Senin, 14 November 2011

Eurozone Crisis

Italy's Unicredit bank has been forced to ringfence €48bn of toxic assets and has told staff 5,200 of them will be made redundant

Italy's largest bank, Unicredit, on Monday highlighted the obstacles faced by prime minister-designate Mario Monti when it sent out a plea to shareholders for extra funds to protect against bad loans to Greece and losses on subsidiaries in eastern Europe.
Unicredit, which operates in 22 European countries with more than 168,000 employees, said it needed to boost its reserves by €7.5bn after it plunged into loss, was forced to ring-fence €48bn of toxic assets, and told staff that 5,200 of them would be made redundant.
Details of the bank's poor state of health emerged as former EU commissioner Monti's struggle to form a new government took its toll on the country's borrowing costs.
Italian bond yields – which determine the interest rate paid on its debts – began to climb towards previous record highs that brought the country to the edge of bankruptcy last week.
Italy has the third largest bond market in the world after Japan and the US with debts of around 120% of national income.
The euphoria that accompanied Silvio Berlusconi's agreement last week to quit – and brought bond yields back towards the all-important 6% level – evaporated within hours of his departure on Saturday as it became obvious it would take time for Monti to win over rival factions to form a new coalition.
Bond yields reached 6.77% on Monday, raising concerns that international investors already considered a technocratic government under Monti a lame duck.
Europe's stock markets closed down as international investors raised questions about the prospect of Italy and Spain eventually going bust.

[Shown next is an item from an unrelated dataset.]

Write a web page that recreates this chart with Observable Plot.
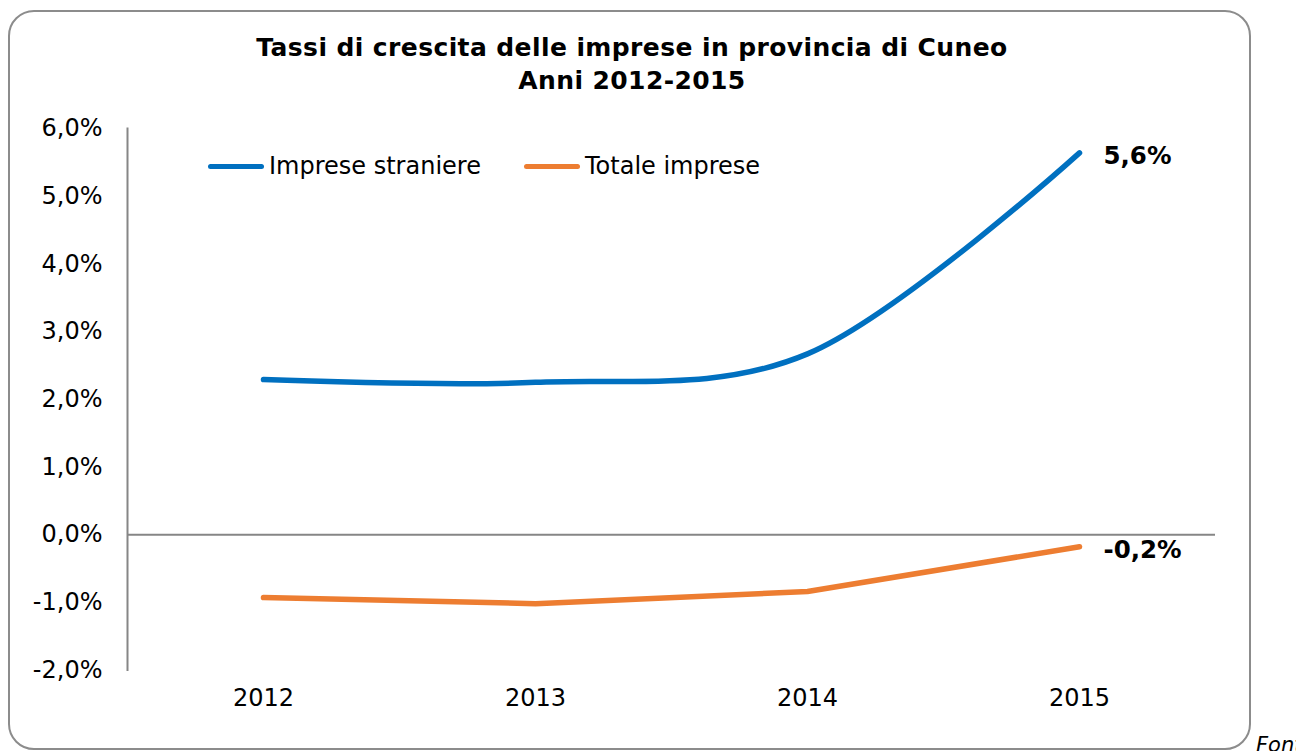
<!DOCTYPE html>
<html><head><meta charset="utf-8">
<script src="https://cdn.jsdelivr.net/npm/d3@7"></script>
<script src="https://cdn.jsdelivr.net/npm/@observablehq/plot@0.6"></script>
<style>
html,body{margin:0;padding:0;background:#fff;overflow:hidden;}
#wrap{position:relative;width:1296px;height:751px;font-family:"DejaVu Sans",Verdana,sans-serif;}
#border{position:absolute;left:8px;top:10px;width:1243px;height:740px;border:2px solid #8c8c8c;border-radius:26px;box-sizing:border-box;}
#title{position:absolute;left:0;width:1264px;top:31px;text-align:center;font-weight:bold;font-size:25px;line-height:33px;color:#000;letter-spacing:0.4px;}
.leg{position:absolute;top:152px;font-size:24px;color:#000;display:flex;align-items:center;}
.sw{display:inline-block;width:56px;height:5px;border-radius:3px;margin-right:5px;}
#src{position:absolute;left:1256px;top:733px;font-style:italic;font-size:21px;white-space:nowrap;}
#chart{position:absolute;left:0;top:0;}
</style></head>
<body><div id="wrap">
<div id="border"></div>
<div id="title">Tassi di crescita delle imprese in provincia di Cuneo<br>Anni 2012-2015</div>
<div class="leg" id="leg1" style="left:208px"><span class="sw" style="background:#0070C0"></span>Imprese straniere</div>
<div class="leg" id="leg2" style="left:524px"><span class="sw" style="background:#ED7D31"></span>Totale imprese</div>
<div id="chart"></div>
<div id="src">Fonte: elaborazione su dati InfoCamere</div>
</div>
<script>
const years = ["2012", "2013", "2014", "2015"];
const straniere = [2.29, 2.25, 2.67, 5.64];
const totale = [-0.93, -1.02, -0.84, -0.18];
const seriesNames = ["Imprese straniere", "Totale imprese"];
const colors = ["#0070C0", "#ED7D31"];
const yTicks = [-2, -1, 0, 1, 2, 3, 4, 5, 6];
const endLabels = ["5,6%", "-0,2%"];

const s1 = years.map((y, i) => ({year: y, value: straniere[i]}));
const s2 = years.map((y, i) => ({year: y, value: totale[i]}));
const ends = [
  {year: years[3], value: straniere[3], label: endLabels[0]},
  {year: years[3], value: totale[3], label: endLabels[1]}
];
const fmt = d => d.toFixed(1).replace(".", ",") + "%";

const chart = Plot.plot({
  width: 1296,
  height: 751,
  marginLeft: 127,
  marginRight: 81,
  marginTop: 128,
  marginBottom: 81.5,
  style: {fontFamily: "'DejaVu Sans', Verdana, sans-serif", fontSize: "24px", color: "#000", background: "transparent"},
  x: {type: "point", domain: years, padding: 0.5},
  y: {domain: [-2, 6]},
  marks: [
    Plot.frame({anchor: "left", stroke: "#868686", strokeWidth: 2, strokeOpacity: 1}),
    Plot.ruleY([0], {stroke: "#868686", strokeWidth: 2}),
    Plot.axisY({ticks: yTicks, tickFormat: fmt, tickSize: 0, tickPadding: 25, label: null, fontSize: 24}),
    Plot.axisX({tickSize: 0, tickPadding: 19, label: null, fontSize: 24}),
    Plot.line(s1, {x: "year", y: "value", stroke: colors[0], strokeWidth: 5.5, curve: "cardinal", strokeLinecap: "round"}),
    Plot.line(s2, {x: "year", y: "value", stroke: colors[1], strokeWidth: 5.5, strokeLinecap: "round", strokeLinejoin: "round"}),
    Plot.text(ends, {x: "year", y: "value", text: "label", textAnchor: "start", dx: 24, dy: 3, fontWeight: "bold", fontSize: 24.5, fill: "#000", letterSpacing: "0.5px"})
  ]
});
document.getElementById("chart").appendChild(chart);
</script>
</body></html>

Spain saw its borrowing costs rise to 6.13% on its 10 year bonds.
Spain and Italy's man indices both fell by 2%, while the French Cac and the German Dax lost 1% each. The FTSE 100 ended 26 points lower at 5519, a fall of almost 0.5%.
The chancellor, George Osborne, said a new administration in Rome should get to grips with its debts and "make their economies more competitive".
He urged the authorities in Brussels and Frankfurt to bolster the firewall needed to protect Italy and Spain to prevent a repeat of the financial collapse that forced Ireland, Portugal and Greece to need more than €300bn of bailout funds.
"The eurozone has the financial capacity to restore stability. They now need to deploy it without delay," he wrote in London's Evening Standard newspaper.
Meanwhile Angela Merkel, the German chancellor, warned that Europe faces perhaps its toughest time since the second world war in a speech to her Christian Democratic Union party. The German chancellor said that closer political union was needed to save Europe: "If the euro fails then Europe will fail," she cautioned.
The German finance minister, Wolfgang Schäuble, won a standing ovation at the Christian Democrat's party conference in Leipzig with calls to block all moves by the European Central Bank to buy more than token numbers of Italian bonds.
Schäuble told the conference that Europe must defend its currency, and acknowledged that Germany was "fairly alone" in believing that the European Central Bank must not be used for "unlimited financing of states".
Schäuble also argued that there was "too much liquidity in the world" – indicating that he remains opposed to the suggestion that the ECB should embark on a quantitative easing spree.
Details of a letter from Italian finance minister Guilo Tremonti to Olli Rehn, Europe's commissioner for economic and monetary affairs, also raised the prospect of social unrest.
Tremonti said he wanted to address the EU's concerns that Italy had failed to get its finances into line with a programme of tax rises and state asset sales, including the sale of unused prisons and military buildings. The letter also reveals that around 300,000 public sector jobs could be axed over the next three years.
The rise in Spanish bond yields will worry Brussels. Spain is due to seek several billion euros of loans in the next week and officials will want to restrict the rise in borrowing costs or risk a similar threat of bankruptcy that has plagued Italy.
Spain goes to the polls at the weekend to find a successor to the administration of José Luis Rodríguez Zapatero. The Spanish are expected to reject the socialists, who have been in power since 2004, in favour of the right wing Popular Party. Spanish politicians criticised the ECB for raising interest rates earlier this year, making it more costly for businesses to borrow and invest.
Osborne, like many EU finance ministers, has urged the ECB to cut rates and announce that it will protect all the economies in the 17 member currency club with unlimited funds.
Osborne, who said he stood alongside the US, the IMF and China in wanting further action from eurozone politicians, said an enhanced European Financial Stability Facility, which has €440bn pledged to it by eurozone members, could also play a vital role.

Osborne, who said he stood alongside the US, the IMF and China in wanting further action from eurozone politicians, said an enhanced European Financial Stability Facility, which has €440bn pledged to it by eurozone members, could also play a vital role.
"Whether it is done by the ECB or by eurozone governments is not the central issue: the financial risks of standing behind their currency will ultimately be borne by eurozone citizens," he said.